What do you want readers to take away from Looking for Lorraine?

I hope that they take away from it a sense of Hansberry’s historic significance. I hope they take away an understanding that she was as much an intellectual as she was an artist, that she was a speaker of justice, but also of community. And as a result, I hope that people take from her life a sense that it is good to be expansive and exploratory and impassioned, so that her story becomes a testament to what makes a life well-lived and meaningful.

Your own life has interesting parallels with Hansberry, in particular, your PhD thesis on race in US law and literature.

One of the texts I wrote about in my dissertation was Marrow of Tradition [a 1901 novel about the rise of the white supremacist movement], which Hansberry tried to turn into a play—something I didn’t know at the time. Her life was shaped by a lawsuit concerning exclusionary covenants that her father brought, Hansberry v. Lee, which was decided by the Supreme Court in 1940. She’s a literary person and she’s interested in politics.

But her desire to read everything and engage fully in life resonates with me, as well as her self-criticisms.
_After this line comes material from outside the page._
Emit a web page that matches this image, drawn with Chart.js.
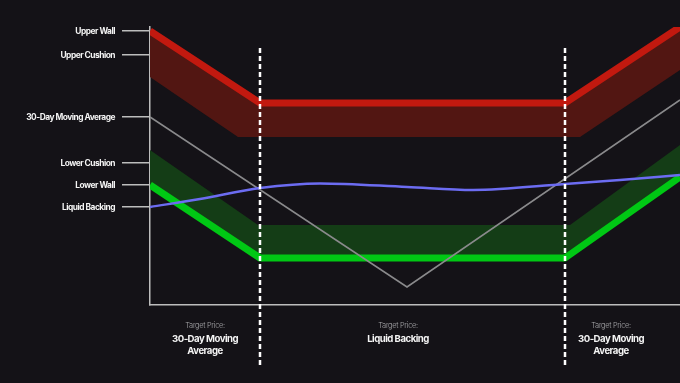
<!DOCTYPE html>
<html>
<head>
<meta charset="utf-8">
<script src="https://cdn.jsdelivr.net/npm/chart.js@4"></script>
<style>
html,body{margin:0;padding:0;background:#141217;}
#wrap{width:680px;height:383px;position:relative;}
</style>
</head>
<body>
<div id="wrap"><canvas id="c" width="680" height="383"></canvas></div>
<script>
// ---- data ----
const wallX = [0, 22, 83, 106];
const upperWallY = [137, 101, 101, 139];
const upperCushionX = [0, 17.6, 86, 106];
const upperCushionY = [114, 84, 84, 117.5];
const lowerWallY = [60, 23.5, 23.5, 64];
const lowerCushionX = [0, 21.6, 84, 106];
const lowerCushionY = [77.5, 40, 40, 80];
const movingAvgX = [0, 51.4, 106];
const movingAvgY = [94, 9, 102.5];
const backingX = [0, 10, 22, 34, 51.4, 64.6, 83, 94, 106];
const backingY = [49, 53, 58.5, 60.8, 59, 57.5, 60.5, 62.5, 65];
const dividerX = [22, 83];
const dividerY = [128.5, -31];
const yTickValues = [137, 125, 94, 71, 60, 49];
const yTickLabels = ['Upper Wall', 'Upper Cushion', '30-Day Moving Average', 'Lower Cushion', 'Lower Wall', 'Liquid Backing'];
const bottomCaption = 'Target Price:';
const bottomLabelX = [11, 49.6, 92.2];
const bottomLabels = [['30-Day Moving', 'Average'], ['Liquid Backing'], ['30-Day Moving', 'Average']];

const pts = (xs, ys) => xs.map((x, i) => ({x: x, y: ys[i]}));

const bottomLabelPlugin = {
  id: 'bottomLabels',
  afterDraw(chart) {
    const ctx = chart.ctx;
    const xs = chart.scales.x;
    ctx.save();
    ctx.textAlign = 'center';
    ctx.textBaseline = 'middle';
    bottomLabelX.forEach((v, i) => {
      const px = xs.getPixelForValue(v);
      ctx.fillStyle = '#a8a8ab';
      ctx.font = '300 7.4px Inter, "Noto Sans", sans-serif';
      ctx.letterSpacing = '-0.3px';
      ctx.fillText(bottomCaption, px, 326);
      ctx.fillStyle = '#f4f4f4';
      ctx.font = 'bold 9.6px Inter, "Noto Sans", sans-serif';
      ctx.letterSpacing = '-0.5px';
      bottomLabels[i].forEach((line, j) => {
        ctx.fillText(line, px, 339 + j * 12);
      });
    });
    ctx.restore();
  }
};

const letterSpacingPlugin = {
  id: 'ls',
  beforeDraw(chart) { chart.ctx.letterSpacing = '-0.5px'; }
};

new Chart(document.getElementById('c'), {
  type: 'line',
  data: {
    datasets: [
      {label: 'Liquid Backing', data: pts(backingX, backingY), borderColor: '#6c6cf2', borderWidth: 2.5, pointRadius: 0, cubicInterpolationMode: 'monotone', fill: false, order: 1},
      {label: '30-Day Moving Average', data: pts(movingAvgX, movingAvgY), borderColor: '#8a8a8c', borderWidth: 1.6, pointRadius: 0, tension: 0, fill: false, order: 2},
      {label: 'div1', data: pts([dividerX[0], dividerX[0]], dividerY), borderColor: '#ffffff', borderWidth: 2.5, borderDash: [5, 3], pointRadius: 0, fill: false, clip: false, order: 0},
      {label: 'div2', data: pts([dividerX[1], dividerX[1]], dividerY), borderColor: '#ffffff', borderWidth: 2.5, borderDash: [5, 3], pointRadius: 0, fill: false, clip: false, order: 0},
      {label: 'Upper Wall', data: pts(wallX, upperWallY), borderColor: '#c2190f', borderWidth: 7, pointRadius: 0, tension: 0, fill: {target: 5}, backgroundColor: '#521612', order: 3, borderJoinStyle: 'round'},
      {label: 'Upper Cushion', data: pts(upperCushionX, upperCushionY), borderWidth: 0, borderColor: 'rgba(0,0,0,0)', pointRadius: 0, tension: 0, fill: false, order: 4},
      {label: 'Lower Wall', data: pts(wallX, lowerWallY), borderColor: '#00c814', borderWidth: 7, pointRadius: 0, tension: 0, fill: {target: 7}, backgroundColor: '#143d16', order: 3, borderJoinStyle: 'round'},
      {label: 'Lower Cushion', data: pts(lowerCushionX, lowerCushionY), borderWidth: 0, borderColor: 'rgba(0,0,0,0)', pointRadius: 0, tension: 0, fill: false, order: 4}
    ]
  },
  options: {
    responsive: false,
    animation: false,
    layout: {padding: {top: 27, right: 0, left: 0, bottom: 0}},
    plugins: {legend: {display: false}, tooltip: {enabled: false}},
    scales: {
      x: {
        type: 'linear', min: 0, max: 106,
        grid: {display: false},
        ticks: {display: false},
        border: {display: true, color: '#bdbdbd', width: 1.5},
        afterFit(s) { s.height = 78; }
      },
      y: {
        type: 'linear', min: 0, max: 139,
        afterFit(s) { s.width = 150; },
        afterBuildTicks(s) { s.ticks = yTickValues.map(v => ({value: v})); },
        grid: {drawOnChartArea: false, drawTicks: true, tickLength: 28, color: '#bdbdbd', lineWidth: 1.5},
        border: {display: true, color: '#bdbdbd', width: 1.5},
        ticks: {
          padding: 7,
          color: '#f4f4f4',
          font: {family: 'Inter, "Noto Sans", sans-serif', size: 8.4, weight: 'bold'},
          callback: (v, i) => yTickLabels[i]
        }
      }
    }
  },
  plugins: [letterSpacingPlugin, bottomLabelPlugin]
});
</script>
</body>
</html>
Ultimately, understanding her life made me less critical of my own because I thought, oh, it’s OK: Here is someone who created beautiful things who was also going in a thousand directions at once.

Hansberry was very connected to the history of black life in the United States, to Jewish intellectual communities, and to the black South and Chicago, which were important parts of my life as well. So yes, we have a lot in common.

Tell me about your decision to seek a JD/PhD and not just a PhD.

I made the decision to pursue a PhD because I wanted to learn the lessons of the mind, to read and think as an essential part of my life. My decision to seek a JD came because I wanted training in the structure of society as a way of addressing questions I wanted to ask: Why is the struggle for justice so elusive? What kind of social order could we pursue that would be kinder and more humane?

Looking for Lorraine is a biography of an African American playwright. Vexy Thing: On Gender and Liberation also came out this year. Two of your other books focus on the black national anthem and hip hop. How do you choose what to focus your scholarship on?

My work does revolve around two considerations. One concerns my journey as an intellectual and as a scholar, where I want to contribute to thinking about how we can move toward liberation or freedom or justice for oppressed people. This is the idea I address in Vexy Thing. The book asks, what is patriarchy like? What is it as a juridical structure established with modernity? How was the law and majority ordered to produce patriarchs with power over others? And how do we deal with the residual effects of those structures in the digital age? How do we describe what’s happening so that we can move toward real liberation? Why is it that we say that we don’t want to be racists and yet racial inequality is not only persistent, but also extended and reproduced? That’s a question I’ve asked repeatedly.

Another set of questions I’ve asked concern African American culture. I wrote about hip hop, for example, and I’m interested in how ideas about the world make their way into aesthetics as well as art. Similarly, in Looking for Lorraine, Hansberry is formed by a cultural community and tradition, but she’s really trying to figure out what liberation looks like and how to put her art in service of that.

Even though my projects go in many directions, these ideas always undergird them. If I decide to pursue a question, I ask what I need to do in order to answer it. That’s half the fun, figuring out how to answer the question.

What’s next for you?

I have a short book of essays coming out next September, and I’m also deciding whether to go back to my dissertation. After 20 years of teaching race, law, and literature, I do want to write about how the law has figured in the African American literary tradition, how it was a concern for the community, and how ideas about the law make their way into literature.